··· EXERCISE DATA ···

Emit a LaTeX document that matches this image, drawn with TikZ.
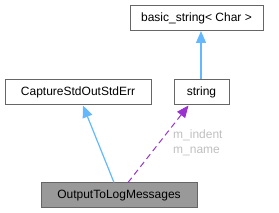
\documentclass[tikz,border=0pt]{standalone}
\usepackage{fontspec}
\setmainfont{Liberation Sans}
\usetikzlibrary{arrows.meta,positioning}
\definecolor{boxline}{HTML}{666666}
\definecolor{boxgray}{HTML}{999999}
\definecolor{inherit}{HTML}{63B8FF}
\definecolor{usage}{HTML}{9A32CD}
\definecolor{labelgray}{HTML}{BFBFBF}
\tikzset{
  classbox/.style={draw=boxline, fill=white, line width=1pt, minimum height=25pt,
    inner sep=0pt, font=\fontsize{12}{14}\selectfont},
  focusbox/.style={classbox, fill=boxgray},
  inharr/.style={-{Triangle[length=12pt,width=10pt]}, draw=inherit, line width=1.2pt},
  usearr/.style={-{Triangle[length=12pt,width=10pt]}, draw=usage, line width=1pt,
    dash pattern=on 6pt off 4pt},
  memberlabel/.style={text=labelgray, align=left, inner sep=0pt,
    font=\fontsize{12}{15}\selectfont}
}
\begin{document}
\begin{tikzpicture}[x=1pt, y=-1pt]
        \useasboundingbox (0,0) rectangle (279,213);
        \node[classbox, minimum width=133pt] (basic) at (196.5,18) {basic\_string< Char >};
        \node[classbox, minimum width=146pt] (capture) at (78,92.5) {CaptureStdOutStdErr};
        \node[classbox, minimum width=55pt] (string) at (201.5,92.5) {string};
        \node[focusbox, minimum width=156pt] (output) at (119,195.5) {OutputToLogMessages};
        \node[memberlabel, anchor=west] (members) at (173,143) {m\_indent\\m\_name};
        \draw[inharr] ([xshift=-0.5pt]string.north) -- ([xshift=-0.5pt]string.north |- basic.south);
        \draw[inharr] ([xshift=-5pt]output.north) -- ([xshift=5pt]capture.south);
        \draw[usearr] ([xshift=9pt]output.north) -- ([xshift=-13pt]string.south);
      \end{tikzpicture}
\end{document}
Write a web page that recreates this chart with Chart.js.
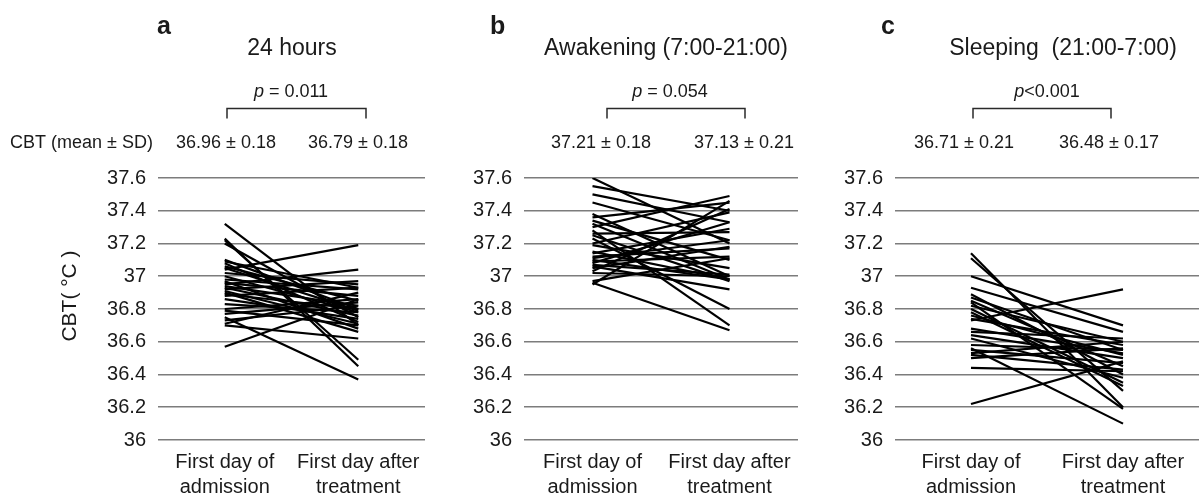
<!DOCTYPE html>
<html><head><meta charset="utf-8">
<script src="https://cdn.jsdelivr.net/npm/chart.js@4.4.1/dist/chart.umd.min.js"></script>
<style>
html,body{margin:0;padding:0;background:#fff;width:1201px;height:500px;overflow:hidden}
canvas{position:absolute;top:0}
</style></head><body>
<canvas id="ca" width="440" height="500" style="left:0px"></canvas>
<canvas id="cb" width="380" height="500" style="left:440px"></canvas>
<canvas id="cc" width="381" height="500" style="left:820px"></canvas>
<script>
// ---------- data ----------
const categories = [['First day of', 'admission'], ['First day after', 'treatment']];
const yTicks = [36, 36.2, 36.4, 36.6, 36.8, 37, 37.2, 37.4, 37.6];

// a: 24 hours
const aAdmission = [37.32,37.23,37.22,37.20,37.10,37.09,37.08,37.06,37.04,37.02,37.00,36.98,36.97,36.96,36.95,36.94,36.93,36.92,36.90,36.89,36.88,36.86,36.83,36.80,36.79,36.77,36.75,36.73,36.71,36.70,36.57,37.05,36.91];
const aAfter     = [36.70,36.45,36.49,36.75,36.80,36.93,36.72,36.85,37.19,36.95,36.78,36.92,36.68,36.88,37.04,36.82,36.76,36.97,36.66,36.80,36.93,36.74,36.78,36.86,36.70,36.84,36.37,36.82,36.90,36.62,36.86,36.79,36.71];
// b: Awakening
const bAdmission = [37.60,37.55,37.50,37.45,37.38,37.36,37.34,37.30,37.28,37.26,37.25,37.23,37.20,37.19,37.14,37.12,37.11,37.10,37.09,37.08,37.07,37.06,37.05,37.03,36.97,36.96,36.95,37.15,37.02,37.32];
const bAfter     = [37.20,37.40,37.33,37.22,37.00,37.45,37.10,37.49,36.70,37.27,36.97,36.80,37.39,37.05,37.29,37.17,37.22,36.98,37.12,37.33,37.01,36.92,37.18,37.41,37.11,36.67,37.46,36.98,37.00,36.98];
// c: Sleeping
const cAdmission = [37.14,37.11,37.00,36.93,36.89,36.87,36.85,36.82,36.80,36.76,36.74,36.73,36.66,36.64,36.62,36.58,36.56,36.55,36.53,36.52,36.50,36.44,36.22,36.78,36.68,36.84];
const cAfter     = [36.20,36.30,36.70,36.66,36.40,36.55,36.45,36.60,36.35,36.52,36.58,36.92,36.62,36.50,36.38,36.55,36.10,36.47,36.60,36.43,36.56,36.42,36.48,36.33,36.53,36.19];

const panelLetters = ['a', 'b', 'c'];
const panelTitles = ['24 hours', 'Awakening (7:00-21:00)', 'Sleeping  (21:00-7:00)'];
const pTexts = [' = 0.011', ' = 0.054', '<0.001'];
const meanTexts = [['36.96 \u00b1 0.18', '36.79 \u00b1 0.18'], ['37.21 \u00b1 0.18', '37.13 \u00b1 0.21'], ['36.71 \u00b1 0.21', '36.48 \u00b1 0.17']];
const meanRowLabel = 'CBT (mean \u00b1 SD)';
const yTitle = 'CBT( \u00b0C )';

// ---------- drawing ----------
const FONT = '"Liberation Sans", Arial, Helvetica, sans-serif';
const TXT = '#1a1a1a';

function annPlugin(i, L) {
  return {
    id: 'ann' + i,
    afterDraw(chart) {
      const ctx = chart.ctx;
      ctx.save();
      ctx.fillStyle = TXT;
      ctx.textBaseline = 'alphabetic';
      ctx.font = 'bold 25px ' + FONT;
      ctx.textAlign = 'left';
      ctx.fillText(panelLetters[i], L.letter, 34);
      ctx.font = '23px ' + FONT;
      ctx.textAlign = 'center';
      ctx.fillText(panelTitles[i], L.title, 55);
      ctx.font = 'italic 18px ' + FONT;
      const wp = ctx.measureText('p').width;
      ctx.font = '18px ' + FONT;
      const wr = ctx.measureText(pTexts[i]).width;
      const x0 = L.p - (wp + wr) / 2;
      ctx.textAlign = 'left';
      ctx.font = 'italic 18px ' + FONT;
      ctx.fillText('p', x0, 97);
      ctx.font = '18px ' + FONT;
      ctx.fillText(pTexts[i], x0 + wp, 97);
      ctx.strokeStyle = '#2a2a2a';
      ctx.lineWidth = 1.5;
      ctx.beginPath();
      ctx.moveTo(L.br[0], 118.5); ctx.lineTo(L.br[0], 108.5);
      ctx.lineTo(L.br[1], 108.5); ctx.lineTo(L.br[1], 118.5);
      ctx.stroke();
      ctx.textAlign = 'center';
      ctx.fillText(meanTexts[i][0], L.m[0], 148);
      ctx.fillText(meanTexts[i][1], L.m[1], 148);
      if (i === 0) {
        ctx.textAlign = 'left';
        ctx.fillText(meanRowLabel, 10, 148);
        ctx.save();
        ctx.translate(70, 296);
        ctx.rotate(-Math.PI / 2);
        ctx.textAlign = 'center';
        ctx.textBaseline = 'middle';
        ctx.font = '21px ' + FONT;
        ctx.fillText(yTitle, 0, 0);
        ctx.restore();
      }
      ctx.restore();
    }
  };
}

function makeChart(id, i, adm, aft, yw, padRight, L) {
  const datasets = adm.map((v, k) => ({
    data: [v, aft[k]],
    borderColor: '#000',
    borderWidth: 2.2,
    pointRadius: 0,
    fill: false,
    tension: 0
  }));
  return new Chart(document.getElementById(id), {
    type: 'line',
    data: { labels: categories, datasets },
    options: {
      responsive: false,
      animation: false,
      layout: { padding: { left: 0, right: padRight, top: 178, bottom: 0 } },
      plugins: { legend: { display: false }, tooltip: { enabled: false }, title: { display: false } },
      scales: {
        x: {
          offset: true,
          grid: { display: false, drawTicks: false },
          border: { display: false },
          ticks: { color: TXT, font: { family: FONT, size: 20, lineHeight: 1.25 }, padding: 10, maxRotation: 0, autoSkip: false },
          afterFit(s) { s.height = 60; }
        },
        y: {
          min: 36, max: 37.6,
          grid: { color: '#7c7c7c', lineWidth: 1.6, drawTicks: false },
          border: { display: false },
          afterBuildTicks(s) { s.ticks = yTicks.map(v => ({ value: v })); },
          ticks: { color: TXT, font: { family: FONT, size: 20 }, padding: 12, callback: v => String(Number(v.toFixed(1))) },
          afterFit(s) { s.width = yw; }
        }
      }
    },
    plugins: [annPlugin(i, L)]
  });
}

makeChart('ca', 0, aAdmission, aAfter, 158, 15,
  { letter: 157, title: 292, p: 291, br: [227, 366], m: [226, 358] });
makeChart('cb', 1, bAdmission, bAfter, 84, 22,
  { letter: 490 - 440, title: 666 - 440, p: 670 - 440, br: [607 - 440, 745 - 440], m: [601 - 440, 744 - 440] });
makeChart('cc', 2, cAdmission, cAfter, 75, 2,
  { letter: 881 - 820, title: 1063 - 820, p: 1047 - 820, br: [973 - 820, 1111 - 820], m: [964 - 820, 1109 - 820] });
</script>
</body></html>
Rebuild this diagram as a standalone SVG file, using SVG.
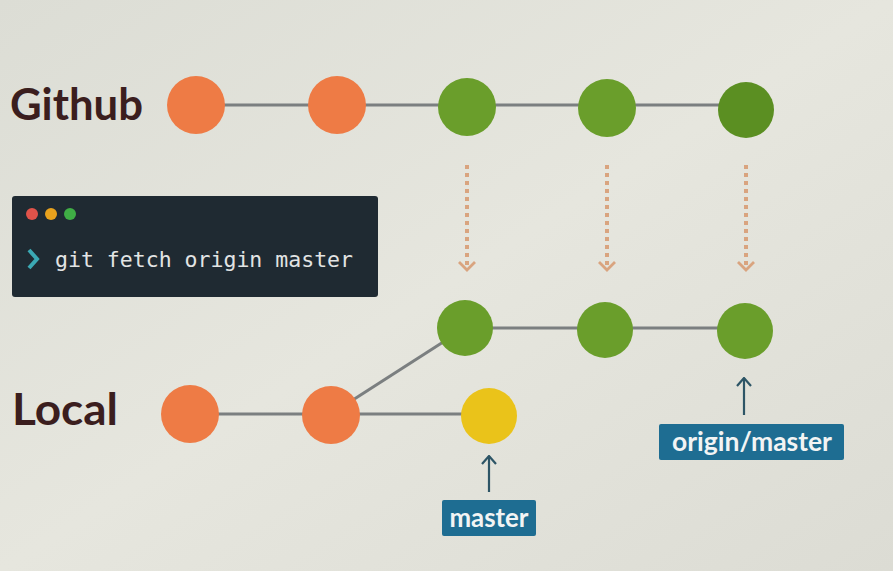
<svg xmlns="http://www.w3.org/2000/svg" width="893" height="571" viewBox="0 0 893 571">
<defs>
<linearGradient id="bg" x1="0" y1="0" x2="1" y2="1">
<stop offset="0" stop-color="#dcddd5"/>
<stop offset="0.5" stop-color="#e6e6de"/>
<stop offset="1" stop-color="#dcdcd4"/>
</linearGradient>
<marker id="chev" viewBox="0 0 20 12" refX="10" refY="10" markerWidth="20" markerHeight="12" markerUnits="userSpaceOnUse" orient="0">
<path d="M2,2 L10,10 L18,2" fill="none" stroke="#d9a47f" stroke-width="2.8"/>
</marker>
<marker id="up" viewBox="0 0 16 10" refX="8" refY="1" markerWidth="16" markerHeight="10" markerUnits="userSpaceOnUse" orient="0">
<path d="M1,9 L8,1 L15,9" fill="none" stroke="#2d5566" stroke-width="2.2"/>
</marker>
</defs>
<style>
.head{font-family:"Lato","Open Sans",sans-serif;font-weight:700;font-size:44px;fill:#3b1e1e}
.edge{stroke:#7b7f80;stroke-width:3;fill:none}
.fetch{stroke:#d9a47f;stroke-width:4;stroke-dasharray:4 4;fill:none}
.ptr{stroke:#2d5566;stroke-width:2.2;fill:none}
.o{fill:#ee7b45}
.g{fill:#6a9e2b}
.g2{fill:#5b8f22}
.y{fill:#eac31a}
.lab{fill:#1e6d92}
.labt{font-family:"Lato","Open Sans",sans-serif;font-weight:700;font-size:26px;fill:#f2f4f4;text-anchor:middle}
.mono{font-family:"DejaVu Sans Mono","Liberation Mono",monospace;font-size:21.6px;fill:#e2e4e4}
</style>
<rect x="0" y="0" width="893" height="571" fill="url(#bg)"/>
<text class="head" x="10" y="120" textLength="133" lengthAdjust="spacingAndGlyphs">Github</text>
<text class="head" x="12" y="425" textLength="106" lengthAdjust="spacingAndGlyphs">Local</text>
<g id="connectors">
<line class="edge" x1="196" y1="105" x2="746" y2="105"/>
<line class="edge" x1="465" y1="328" x2="745" y2="328"/>
<line class="edge" x1="190" y1="414" x2="489" y2="414"/>
<line class="edge" x1="331" y1="414" x2="465" y2="328"/>
<line class="fetch" x1="467" y1="165" x2="467" y2="270" marker-end="url(#chev)"/>
<line class="fetch" x1="607" y1="165" x2="607" y2="270" marker-end="url(#chev)"/>
<line class="fetch" x1="746" y1="165" x2="746" y2="270" marker-end="url(#chev)"/>
<line class="ptr" x1="489" y1="492" x2="489" y2="456" marker-end="url(#up)"/>
<line class="ptr" x1="744" y1="415" x2="744" y2="378" marker-end="url(#up)"/>
</g>
<g id="terminal">
<rect x="12" y="196" width="366" height="101" rx="3" fill="#1f2a32"/>
<circle cx="32" cy="214" r="6" fill="#e0534a"/>
<circle cx="51" cy="214" r="6" fill="#e8a21d"/>
<circle cx="70" cy="214" r="6" fill="#3fae45"/>
<path d="M29,250 L37,259 L29,268" fill="none" stroke="#3ba9b4" stroke-width="4"/>
<text class="mono" x="55" y="267" textLength="298" lengthAdjust="spacingAndGlyphs">git fetch origin master</text>
</g>
<g id="gh1"><circle class="o" cx="196" cy="105" r="29"/></g>
<g id="gh2"><circle class="o" cx="337" cy="105" r="29"/></g>
<g id="gh3"><circle class="g" cx="467" cy="107" r="29"/></g>
<g id="gh4"><circle class="g" cx="607" cy="108" r="29"/></g>
<g id="gh5"><circle class="g2" cx="746" cy="110" r="28"/></g>
<g id="lo3"><circle class="g" cx="465" cy="328" r="28"/></g>
<g id="lo4"><circle class="g" cx="605" cy="330" r="28"/></g>
<g id="lo5"><circle class="g" cx="745" cy="331" r="28"/></g>
<g id="lo1"><circle class="o" cx="190" cy="414" r="29"/></g>
<g id="lo2"><circle class="o" cx="331" cy="415" r="29"/></g>
<g id="lo6"><circle class="y" cx="489" cy="416" r="28"/></g>
<g id="master">
<rect class="lab" x="442" y="500" width="94" height="36" rx="2"/>
<text class="labt" x="489" y="527" textLength="79" lengthAdjust="spacingAndGlyphs">master</text>
</g>
<g id="origin-master">
<rect class="lab" x="659" y="424" width="185" height="36" rx="2"/>
<text class="labt" x="752" y="451" textLength="160" lengthAdjust="spacingAndGlyphs">origin/master</text>
</g>
</svg>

···

## WHAT NEEDS TO BE DONE
Find each line holding the word "that" and copy it.

## TASK ANSWER
Emit a LaTeX document that matches this image, drawn with TikZ.
Write a web page that recreates this chart with Chart.js.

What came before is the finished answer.